N. B. : Aujourd’hui, tu continues à écrire et tu fais du rap. Quel rôle cela joue-t-il dans ta vie ?
M. : Je dirais que l’écriture est une découverte pour moi. Je n’avais jamais lu un livre auparavant. J’étais donc très surpris de pouvoir en écrire un. Le rap, c’est une façon de s’exprimer. Quand on est entre 4 murs, plutôt que de péter les plombs ou d’avoir une mauvaise mentalité, on peut se libérer avec son rap. Ça aide à sortir la colère en soi.

N. B. : Quelles sont tes projets pour l’avenir désormais ?
M. : Aujourd’hui il n’y a pas grand-chose de clair qui se dessine pour moi. Je suis toujours en démarche administrative. J’ai un récépissé qui se renouvelle tous les 6 mois sans autorisation de travail. J’avance avec ça tout de même. J’ai 24 ans. Cette année j’ai joué à un bon niveau. Je pense que je peux toujours percer dans le football. Je m’entraine tous les jours pour cela. Je continue à m’accrocher à ce rêve qui ne m’a jamais lâché. J’ai aussi commencé à écrire un deuxième livre. Il avance lentement mais sûrement.

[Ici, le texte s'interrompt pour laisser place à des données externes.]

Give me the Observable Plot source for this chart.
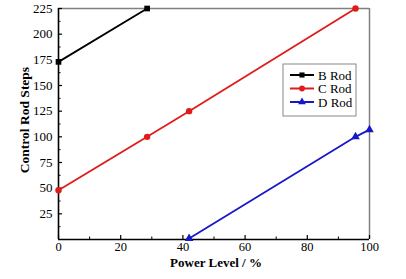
<!DOCTYPE html>
<html>
<head>
<meta charset="utf-8">
<script src="https://cdn.jsdelivr.net/npm/d3@7"></script>
<script src="https://cdn.jsdelivr.net/npm/@observablehq/plot@0.6"></script>
<style>
  html, body { margin: 0; padding: 0; background: #fff; }
  #chart { position: relative; width: 406px; height: 279px; }
  #chart svg text { font-family: "Liberation Serif", "Times New Roman", serif; }
</style>
</head>
<body>
<div id="chart"></div>
<script>
// ---- data ----
const bPower = [0, 28.5];
const bSteps = [173, 225];
const cPower = [0, 28.5, 42, 95.5];
const cSteps = [48, 100, 125, 225];
const dPower = [42, 95.5, 100];
const dSteps = [1, 100, 107];

const seriesNames = ["B Rod", "C Rod", "D Rod"];
const seriesColors = ["#000000", "#e01b1b", "#1818c8"];
const seriesSymbols = ["square", "circle", "triangle"];

const xTicks = [0, 20, 40, 60, 80, 100];
const xMinorTicks = [10, 30, 50, 70, 90];
const yTicks = [25, 50, 75, 100, 125, 150, 175, 200, 225];
const yMinorTicks = [12.5, 37.5, 62.5, 87.5, 112.5, 137.5, 162.5, 187.5, 212.5];

const xLabel = "Power Level / %";
const yLabel = "Control Rod Steps";

// build table
const rows = [];
[[bPower, bSteps], [cPower, cSteps], [dPower, dSteps]].forEach(([xs, ys], i) => {
  xs.forEach((x, j) => rows.push({series: seriesNames[i], power: x, steps: ys[j]}));
});

const font = "Liberation Serif";

const chart = Plot.plot({
  width: 406,
  height: 279,
  marginLeft: 58,
  marginRight: 37,
  marginTop: 8,
  marginBottom: 40,
  style: {fontFamily: "Liberation Serif, serif", fontSize: "13px", color: "#000", background: "#fff"},
  x: {domain: [0, 100]},
  y: {domain: [0, 225]},
  color: {domain: seriesNames, range: seriesColors},
  symbol: {domain: seriesNames, range: seriesSymbols},
  marks: [
    // frame: gray top/right, black left/bottom
    Plot.ruleY([225], {stroke: "#808080", strokeWidth: 1.5}),
    Plot.ruleX([100], {stroke: "#808080", strokeWidth: 1.5}),
    // axes labels
    Plot.axisX(xTicks, {tickSize: 0, tickPadding: 3, label: null, fontSize: 12.5, fontFamily: font}),
    Plot.axisY(yTicks, {tickSize: 0, tickPadding: 6, label: null, fontSize: 13, fontFamily: font}),
    // inward ticks
    Plot.axisX(xTicks, {tickSize: -4, tickFormat: () => "", label: null, strokeWidth: 1.2}),
    Plot.axisX(xMinorTicks, {tickSize: -2.5, tickFormat: () => "", label: null}),
    Plot.axisY(yTicks, {tickSize: -4, tickFormat: () => "", label: null, strokeWidth: 1.2}),
    Plot.axisY(yMinorTicks, {tickSize: -2.5, tickFormat: () => "", label: null}),
    Plot.ruleX([0], {stroke: "#000", strokeWidth: 1.6}),
    Plot.ruleY([0], {stroke: "#000", strokeWidth: 1.6}),
    // data
    Plot.line(rows, {x: "power", y: "steps", z: "series", stroke: "series", strokeWidth: 1.8}),
    Plot.dot(rows, {x: "power", y: "steps", symbol: "series", fill: "series", stroke: "none", r: 3.2}),
  ]
});

const svg = d3.select(chart);

// axis titles
svg.append("text")
  .attr("x", 216).attr("y", 267)
  .attr("text-anchor", "middle")
  .attr("font-family", font).attr("font-size", 13).attr("font-weight", "bold")
  .attr("fill", "#000")
  .text(xLabel);
svg.append("text")
  .attr("transform", "translate(29,120) rotate(-90)")
  .attr("text-anchor", "middle")
  .attr("font-family", font).attr("font-size", 13.5).attr("font-weight", "bold")
  .attr("fill", "#000")
  .text(yLabel);

// legend
const lg = svg.append("g").attr("transform", "translate(283,64)");
lg.append("rect").attr("width", 73).attr("height", 52)
  .attr("fill", "#fff").attr("stroke", "#888").attr("stroke-width", 1);
seriesNames.forEach((name, i) => {
  const y = 11 + i * 13.5;
  lg.append("line").attr("x1", 7).attr("x2", 31).attr("y1", y).attr("y2", y)
    .attr("stroke", seriesColors[i]).attr("stroke-width", 2);
  const sym = d3.symbol().type(
    seriesSymbols[i] === "square" ? d3.symbolSquare :
    seriesSymbols[i] === "circle" ? d3.symbolCircle : d3.symbolTriangle
  ).size(26);
  lg.append("path").attr("d", sym()).attr("transform", `translate(19,${y})`)
    .attr("fill", seriesColors[i]);
  lg.append("text").attr("x", 35).attr("y", y + 4.5)
    .attr("text-anchor", "start")
    .attr("font-family", font).attr("font-size", 13).attr("fill", "#000")
    .text(name);
});

document.getElementById("chart").appendChild(chart);
</script>
</body>
</html>
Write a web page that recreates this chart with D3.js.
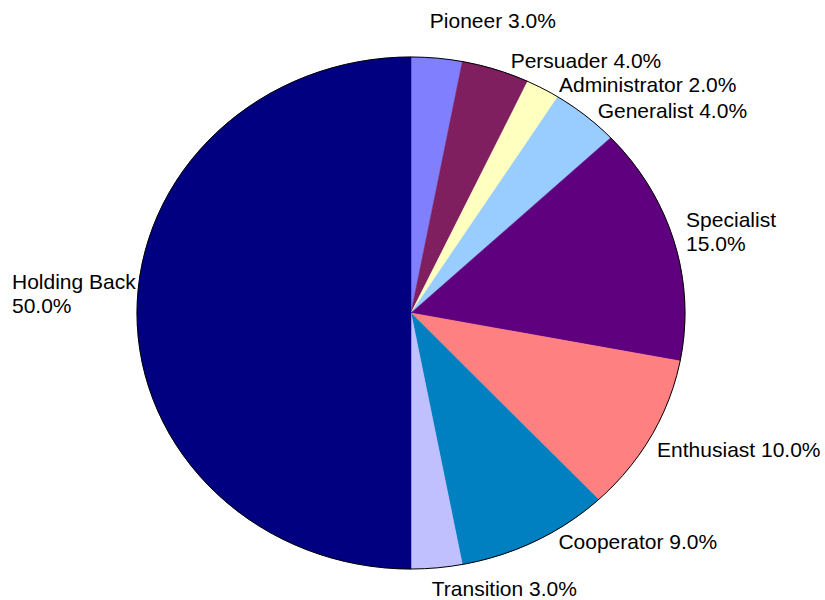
<!DOCTYPE html>
<html>
<head>
<meta charset="utf-8">
<script src="https://cdn.jsdelivr.net/npm/d3@7"></script>
<style>
  html, body { margin: 0; padding: 0; background: #fff; }
  text { font-family: "Liberation Sans", Arial, sans-serif; font-size: 21px; fill: #000; }
</style>
</head>
<body>
<svg id="chart" width="825" height="600"></svg>
<script>
const categories = ["Pioneer", "Persuader", "Administrator", "Generalist", "Specialist",
                    "Enthusiast", "Cooperator", "Transition", "Holding Back"];
const values = [3, 4, 2, 4, 15, 10, 9, 3, 50];
const colors = ["#8080FF", "#7F1F5F", "#FFFFC0", "#99CCFF", "#5F007F",
                "#FF8080", "#0080C0", "#C0C0FF", "#000080"];
// label layout: offset from ellipse edge point at slice mid-angle, and whether split on two lines
const labelOffsets = [[-7, -30], [15, -2], [16, 3], [12, 2], [12, -15],
                      [6, 21], [23, 8], [-5, 28], [-125, -24]];
const labelTwoLine = [false, false, false, false, true, false, false, false, true];

const svg = d3.select("#chart");
const cx = 411, cy = 313, rx = 274, ry = 256;

const pie = d3.pie().sort(null).value(d => d)(values);
const arc = d3.arc().innerRadius(0).outerRadius(rx);

const g = svg.append("g")
  .attr("transform", `translate(${cx},${cy}) scale(1,${ry / rx})`);

g.selectAll("path.slice")
  .data(pie)
  .join("path")
  .attr("class", "slice")
  .attr("d", arc)
  .attr("fill", (d, i) => colors[i])
  .attr("stroke", (d, i) => colors[i])
  .attr("stroke-width", 0.5)
  .attr("vector-effect", "non-scaling-stroke");

svg.append("ellipse")
  .attr("cx", cx).attr("cy", cy).attr("rx", rx).attr("ry", ry)
  .attr("fill", "none").attr("stroke", "#000").attr("stroke-width", 1);

const fmt = d3.format(".1f");
pie.forEach((d, i) => {
  const a = (d.startAngle + d.endAngle) / 2;
  const px = cx + rx * Math.sin(a) + labelOffsets[i][0];
  const py = cy - ry * Math.cos(a) + labelOffsets[i][1];
  const pct = fmt(values[i] / d3.sum(values) * 100) + "%";
  const t = svg.append("text").attr("x", px).attr("y", py);
  if (labelTwoLine[i]) {
    t.append("tspan").attr("x", px).attr("y", py).text(categories[i]);
    t.append("tspan").attr("x", px).attr("y", py + 24).text(pct);
  } else {
    t.text(categories[i] + " " + pct);
  }
});
</script>
</body>
</html>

J’ai parfois trouvé des patrons qui voulaient m’embaucher. Mais ma situation irrégulière les empêchent de m’employer légalement. D’un côté on nous demande de nous intégrer, de l’autre on ne nous donne pas le droit de travailler…

N. B. : Où en est ta situation administrative aujourd’hui ?
M. : Je suis en train de faire une demande à Carcassonne avec tout ce que j’ai réuni depuis ces dernières années : un diplôme, un contrat avec la maison d’édition, les services de bénévolat que j’ai fait dans des associations, mes entrainements des petits, mon niveau de joueur de football. J’espère qu’avec ces éléments, ça va marcher.

Mais quoiqu’il arrive, je ne baisserai pas les bras. Je ne vais jamais m’abandonner, jamais.

L’OICEM : Organisation Internationale Contre l’Esclavage Moderne

Outre l’accompagnement de personnes victimes de traite exploitées en France et en Europe, l’OICEM développe depuis plusieurs années une assistance aux personnes mineures et majeures qui ont été victimes de traite, d’esclavage, de travail forcé, durant leur parcours migratoire. 
L’OICEM offre notamment un soutien psychologique spécialisé et vient en appui aux équipes professionnelles et bénévoles qui sont de plus en plus confrontées à des récits relatant ces faits de traite et d’esclavage.


Article écrit en collaboration avec Nagham Hriech Wahabi, psychologue clinicienne et directrice de l’OICEM, et Mouhamed, jeune footballeur Guinéen.